__MATERIAL FOR THIS EXERCISE__.
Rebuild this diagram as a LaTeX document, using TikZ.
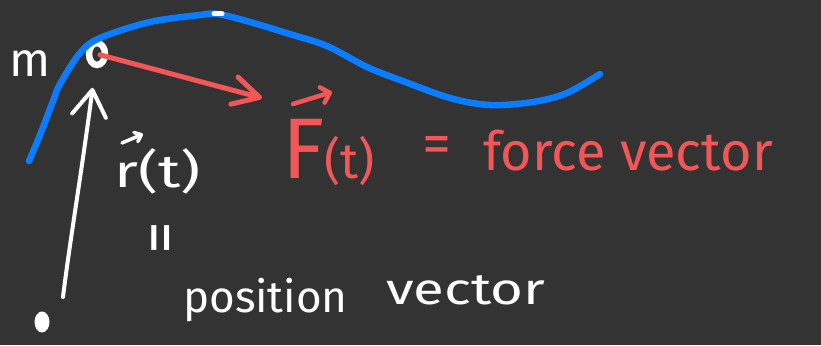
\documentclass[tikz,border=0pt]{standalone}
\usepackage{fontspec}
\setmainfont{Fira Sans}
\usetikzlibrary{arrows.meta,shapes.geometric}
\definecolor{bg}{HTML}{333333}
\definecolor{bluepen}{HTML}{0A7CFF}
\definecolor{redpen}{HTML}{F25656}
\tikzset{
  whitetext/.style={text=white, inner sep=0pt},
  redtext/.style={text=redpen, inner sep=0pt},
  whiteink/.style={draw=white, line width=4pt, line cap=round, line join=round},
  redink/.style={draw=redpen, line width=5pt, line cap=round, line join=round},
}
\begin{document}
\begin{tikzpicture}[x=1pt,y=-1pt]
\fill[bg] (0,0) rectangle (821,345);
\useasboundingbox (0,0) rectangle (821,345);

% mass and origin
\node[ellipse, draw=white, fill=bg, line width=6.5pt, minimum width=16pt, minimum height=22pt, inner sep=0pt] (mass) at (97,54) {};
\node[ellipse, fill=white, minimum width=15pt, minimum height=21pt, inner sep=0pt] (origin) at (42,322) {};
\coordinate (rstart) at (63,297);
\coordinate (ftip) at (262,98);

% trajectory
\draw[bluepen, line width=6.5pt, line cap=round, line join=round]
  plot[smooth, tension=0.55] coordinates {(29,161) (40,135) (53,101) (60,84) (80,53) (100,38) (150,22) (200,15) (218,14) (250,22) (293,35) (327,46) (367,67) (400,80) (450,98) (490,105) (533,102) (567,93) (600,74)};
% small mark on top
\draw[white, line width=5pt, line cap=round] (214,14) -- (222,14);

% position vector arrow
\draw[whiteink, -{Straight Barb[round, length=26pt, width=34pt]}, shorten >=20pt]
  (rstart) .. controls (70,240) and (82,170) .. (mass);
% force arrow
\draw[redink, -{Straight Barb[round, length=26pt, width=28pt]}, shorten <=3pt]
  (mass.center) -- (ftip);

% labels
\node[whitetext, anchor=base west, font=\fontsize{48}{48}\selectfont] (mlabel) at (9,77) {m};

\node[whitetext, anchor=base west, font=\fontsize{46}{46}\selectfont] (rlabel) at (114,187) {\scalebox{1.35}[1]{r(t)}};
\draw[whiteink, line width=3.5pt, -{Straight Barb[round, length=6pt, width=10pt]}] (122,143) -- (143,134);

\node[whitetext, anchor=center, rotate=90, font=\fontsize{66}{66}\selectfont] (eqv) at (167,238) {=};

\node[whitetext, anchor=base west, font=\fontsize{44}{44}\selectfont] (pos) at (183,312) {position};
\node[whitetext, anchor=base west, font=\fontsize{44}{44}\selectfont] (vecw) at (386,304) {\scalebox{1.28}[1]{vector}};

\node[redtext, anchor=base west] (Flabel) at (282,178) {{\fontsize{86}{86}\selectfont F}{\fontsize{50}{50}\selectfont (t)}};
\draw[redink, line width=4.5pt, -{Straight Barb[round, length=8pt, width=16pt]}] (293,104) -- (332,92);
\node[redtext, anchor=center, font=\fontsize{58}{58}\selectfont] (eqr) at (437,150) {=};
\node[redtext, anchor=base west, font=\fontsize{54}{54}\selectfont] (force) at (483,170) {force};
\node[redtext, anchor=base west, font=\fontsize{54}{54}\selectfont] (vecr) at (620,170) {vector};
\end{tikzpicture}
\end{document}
...
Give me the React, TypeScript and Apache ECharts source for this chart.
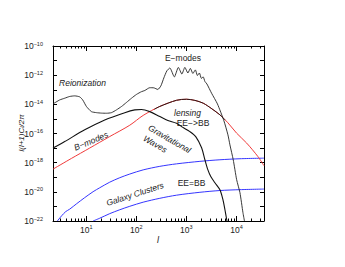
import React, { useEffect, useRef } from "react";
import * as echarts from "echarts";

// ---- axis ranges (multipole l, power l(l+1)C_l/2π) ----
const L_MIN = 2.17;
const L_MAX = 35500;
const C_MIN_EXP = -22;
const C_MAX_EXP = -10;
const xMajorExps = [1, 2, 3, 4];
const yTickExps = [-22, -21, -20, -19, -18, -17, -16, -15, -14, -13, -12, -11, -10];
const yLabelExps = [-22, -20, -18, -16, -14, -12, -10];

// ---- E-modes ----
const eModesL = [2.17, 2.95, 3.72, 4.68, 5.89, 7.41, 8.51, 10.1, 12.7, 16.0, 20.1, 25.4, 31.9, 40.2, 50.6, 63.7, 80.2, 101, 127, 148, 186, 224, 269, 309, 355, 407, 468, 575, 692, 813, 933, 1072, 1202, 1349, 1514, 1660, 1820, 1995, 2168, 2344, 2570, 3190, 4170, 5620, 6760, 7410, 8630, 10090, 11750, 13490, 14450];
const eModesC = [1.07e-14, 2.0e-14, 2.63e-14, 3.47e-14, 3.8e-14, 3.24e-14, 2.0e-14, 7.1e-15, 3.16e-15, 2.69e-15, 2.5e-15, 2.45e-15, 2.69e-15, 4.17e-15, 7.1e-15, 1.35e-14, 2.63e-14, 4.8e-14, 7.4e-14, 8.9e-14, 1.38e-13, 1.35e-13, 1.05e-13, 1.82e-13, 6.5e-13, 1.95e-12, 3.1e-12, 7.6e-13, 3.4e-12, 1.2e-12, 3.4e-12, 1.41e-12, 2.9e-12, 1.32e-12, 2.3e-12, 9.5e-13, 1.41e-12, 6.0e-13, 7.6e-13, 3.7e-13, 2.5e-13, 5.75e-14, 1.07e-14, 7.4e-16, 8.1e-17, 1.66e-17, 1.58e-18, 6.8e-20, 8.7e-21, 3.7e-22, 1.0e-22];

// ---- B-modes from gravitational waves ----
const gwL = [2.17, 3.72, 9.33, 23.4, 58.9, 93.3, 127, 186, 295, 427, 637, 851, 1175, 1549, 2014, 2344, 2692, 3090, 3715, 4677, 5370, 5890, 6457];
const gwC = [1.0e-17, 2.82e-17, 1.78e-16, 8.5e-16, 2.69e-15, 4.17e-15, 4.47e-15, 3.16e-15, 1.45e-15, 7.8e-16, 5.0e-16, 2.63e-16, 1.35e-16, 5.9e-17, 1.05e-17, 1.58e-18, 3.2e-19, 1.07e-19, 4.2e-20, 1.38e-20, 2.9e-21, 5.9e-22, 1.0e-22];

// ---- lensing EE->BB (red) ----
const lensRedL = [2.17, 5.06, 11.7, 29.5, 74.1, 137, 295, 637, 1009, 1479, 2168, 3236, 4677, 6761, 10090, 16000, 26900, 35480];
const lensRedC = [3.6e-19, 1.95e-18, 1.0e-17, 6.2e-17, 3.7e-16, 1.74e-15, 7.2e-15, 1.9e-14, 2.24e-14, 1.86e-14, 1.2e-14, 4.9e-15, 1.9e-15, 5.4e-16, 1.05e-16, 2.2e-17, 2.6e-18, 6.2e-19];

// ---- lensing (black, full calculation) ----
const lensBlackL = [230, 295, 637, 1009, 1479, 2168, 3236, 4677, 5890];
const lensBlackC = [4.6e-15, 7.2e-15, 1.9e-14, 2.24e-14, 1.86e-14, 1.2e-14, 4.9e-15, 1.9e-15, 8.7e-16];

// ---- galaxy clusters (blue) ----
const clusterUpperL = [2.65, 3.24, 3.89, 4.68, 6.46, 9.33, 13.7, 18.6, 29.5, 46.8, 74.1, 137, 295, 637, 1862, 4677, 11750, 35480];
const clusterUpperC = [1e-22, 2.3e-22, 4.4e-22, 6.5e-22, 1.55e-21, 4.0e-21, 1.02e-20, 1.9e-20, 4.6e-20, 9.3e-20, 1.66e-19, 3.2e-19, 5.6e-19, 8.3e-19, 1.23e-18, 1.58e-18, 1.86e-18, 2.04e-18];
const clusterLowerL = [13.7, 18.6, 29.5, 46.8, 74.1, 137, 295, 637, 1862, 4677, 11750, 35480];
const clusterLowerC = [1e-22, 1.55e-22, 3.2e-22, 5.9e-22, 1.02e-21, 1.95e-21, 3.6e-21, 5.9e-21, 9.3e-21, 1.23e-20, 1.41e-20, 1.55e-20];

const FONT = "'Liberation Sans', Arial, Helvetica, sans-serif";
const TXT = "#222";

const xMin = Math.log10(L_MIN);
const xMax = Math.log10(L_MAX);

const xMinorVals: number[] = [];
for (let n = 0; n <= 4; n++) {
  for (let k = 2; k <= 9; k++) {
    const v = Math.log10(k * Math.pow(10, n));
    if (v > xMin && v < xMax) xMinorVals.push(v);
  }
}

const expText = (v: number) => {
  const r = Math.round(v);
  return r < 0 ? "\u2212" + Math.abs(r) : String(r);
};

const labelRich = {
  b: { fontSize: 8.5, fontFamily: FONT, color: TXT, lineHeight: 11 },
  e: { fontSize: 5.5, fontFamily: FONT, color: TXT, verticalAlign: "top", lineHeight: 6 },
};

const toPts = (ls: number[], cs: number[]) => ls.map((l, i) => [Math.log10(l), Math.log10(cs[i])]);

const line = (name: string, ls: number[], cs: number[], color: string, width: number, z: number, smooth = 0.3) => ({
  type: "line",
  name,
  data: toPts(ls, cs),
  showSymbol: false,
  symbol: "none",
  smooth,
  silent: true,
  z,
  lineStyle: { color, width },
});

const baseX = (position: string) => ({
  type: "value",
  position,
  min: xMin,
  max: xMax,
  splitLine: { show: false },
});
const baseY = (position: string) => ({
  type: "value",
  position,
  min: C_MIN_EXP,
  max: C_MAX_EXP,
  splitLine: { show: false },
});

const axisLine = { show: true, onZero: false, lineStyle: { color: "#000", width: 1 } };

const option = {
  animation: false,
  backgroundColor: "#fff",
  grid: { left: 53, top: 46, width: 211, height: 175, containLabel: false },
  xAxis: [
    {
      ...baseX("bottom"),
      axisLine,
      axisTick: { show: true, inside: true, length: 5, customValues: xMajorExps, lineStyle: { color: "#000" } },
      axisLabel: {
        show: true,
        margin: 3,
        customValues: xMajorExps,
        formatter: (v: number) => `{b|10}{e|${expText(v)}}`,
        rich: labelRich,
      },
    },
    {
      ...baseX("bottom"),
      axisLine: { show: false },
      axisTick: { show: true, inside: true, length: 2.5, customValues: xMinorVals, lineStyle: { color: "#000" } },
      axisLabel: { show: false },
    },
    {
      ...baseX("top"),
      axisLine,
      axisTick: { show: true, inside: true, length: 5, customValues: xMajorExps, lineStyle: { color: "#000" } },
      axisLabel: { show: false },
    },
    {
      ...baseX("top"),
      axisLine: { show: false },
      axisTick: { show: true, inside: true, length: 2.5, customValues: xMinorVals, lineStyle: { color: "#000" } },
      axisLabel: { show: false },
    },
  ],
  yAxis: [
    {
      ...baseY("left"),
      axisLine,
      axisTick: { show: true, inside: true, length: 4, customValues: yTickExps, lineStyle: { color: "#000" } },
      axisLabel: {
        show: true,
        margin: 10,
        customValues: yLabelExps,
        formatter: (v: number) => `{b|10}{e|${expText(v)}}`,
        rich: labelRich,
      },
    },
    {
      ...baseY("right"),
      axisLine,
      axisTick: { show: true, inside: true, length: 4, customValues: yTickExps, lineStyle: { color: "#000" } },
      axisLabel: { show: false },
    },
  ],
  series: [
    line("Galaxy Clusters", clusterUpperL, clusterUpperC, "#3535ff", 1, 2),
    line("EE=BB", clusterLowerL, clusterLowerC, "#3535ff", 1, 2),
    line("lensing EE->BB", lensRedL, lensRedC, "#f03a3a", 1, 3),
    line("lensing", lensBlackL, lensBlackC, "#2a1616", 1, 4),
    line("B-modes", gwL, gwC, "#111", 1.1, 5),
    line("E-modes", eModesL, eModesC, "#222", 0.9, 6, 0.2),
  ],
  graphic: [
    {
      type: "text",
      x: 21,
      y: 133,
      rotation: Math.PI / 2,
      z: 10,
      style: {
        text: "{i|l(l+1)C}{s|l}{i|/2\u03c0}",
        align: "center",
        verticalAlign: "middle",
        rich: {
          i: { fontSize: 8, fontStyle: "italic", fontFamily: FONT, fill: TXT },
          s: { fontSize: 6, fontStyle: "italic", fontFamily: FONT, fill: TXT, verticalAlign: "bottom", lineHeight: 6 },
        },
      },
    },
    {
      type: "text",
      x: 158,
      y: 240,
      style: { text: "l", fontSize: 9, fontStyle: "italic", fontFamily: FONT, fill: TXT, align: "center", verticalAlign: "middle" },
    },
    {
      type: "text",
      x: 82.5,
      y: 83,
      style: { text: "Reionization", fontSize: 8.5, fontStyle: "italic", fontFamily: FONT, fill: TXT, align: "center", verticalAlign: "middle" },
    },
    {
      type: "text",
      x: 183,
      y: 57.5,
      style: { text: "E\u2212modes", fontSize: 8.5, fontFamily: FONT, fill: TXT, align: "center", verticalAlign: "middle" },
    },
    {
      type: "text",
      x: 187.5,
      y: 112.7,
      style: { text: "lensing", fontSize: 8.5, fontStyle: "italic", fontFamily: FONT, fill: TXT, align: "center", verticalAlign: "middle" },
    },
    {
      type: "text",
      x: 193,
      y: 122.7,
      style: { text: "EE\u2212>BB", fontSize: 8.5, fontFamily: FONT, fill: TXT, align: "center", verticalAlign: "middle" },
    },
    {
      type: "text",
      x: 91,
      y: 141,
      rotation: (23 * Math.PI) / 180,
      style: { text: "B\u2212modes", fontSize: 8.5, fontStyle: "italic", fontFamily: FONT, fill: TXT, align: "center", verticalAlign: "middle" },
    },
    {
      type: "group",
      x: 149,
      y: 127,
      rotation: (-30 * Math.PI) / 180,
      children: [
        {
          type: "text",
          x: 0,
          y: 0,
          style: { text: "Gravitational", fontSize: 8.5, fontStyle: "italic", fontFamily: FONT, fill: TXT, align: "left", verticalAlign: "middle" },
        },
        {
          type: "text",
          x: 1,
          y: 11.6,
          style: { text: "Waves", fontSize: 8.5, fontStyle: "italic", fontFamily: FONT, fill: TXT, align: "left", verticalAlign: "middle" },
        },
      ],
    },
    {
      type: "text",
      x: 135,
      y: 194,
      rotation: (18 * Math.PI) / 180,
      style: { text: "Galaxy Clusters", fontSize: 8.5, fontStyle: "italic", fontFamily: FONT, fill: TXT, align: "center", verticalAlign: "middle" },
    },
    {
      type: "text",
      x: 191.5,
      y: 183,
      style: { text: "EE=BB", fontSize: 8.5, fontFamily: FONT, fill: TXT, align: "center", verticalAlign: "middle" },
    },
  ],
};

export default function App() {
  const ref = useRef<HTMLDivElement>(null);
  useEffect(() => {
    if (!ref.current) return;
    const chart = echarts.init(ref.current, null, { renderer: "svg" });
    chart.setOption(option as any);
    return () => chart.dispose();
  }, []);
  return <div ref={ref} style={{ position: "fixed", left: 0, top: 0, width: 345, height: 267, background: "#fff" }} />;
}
==
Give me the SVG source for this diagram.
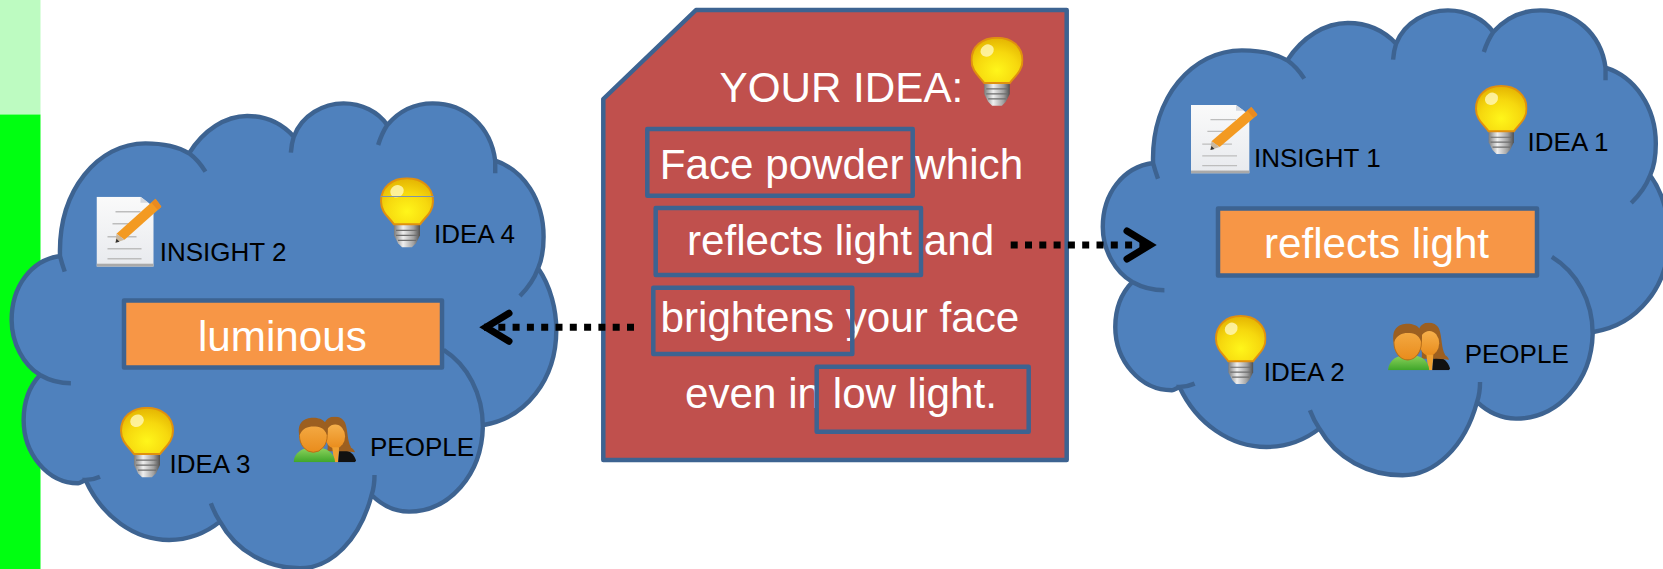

__SET TASK__. Reproduce exactly the lines above starting at the line containing "Give me the React, TypeScript" and ending at the line containing "import * as", including both, but not the pictures.

__RESPONSE TO THE TASK__.
Give me the React, TypeScript and Apache ECharts source for this chart.
import React, { useEffect, useRef } from "react";
import * as echarts from "echarts";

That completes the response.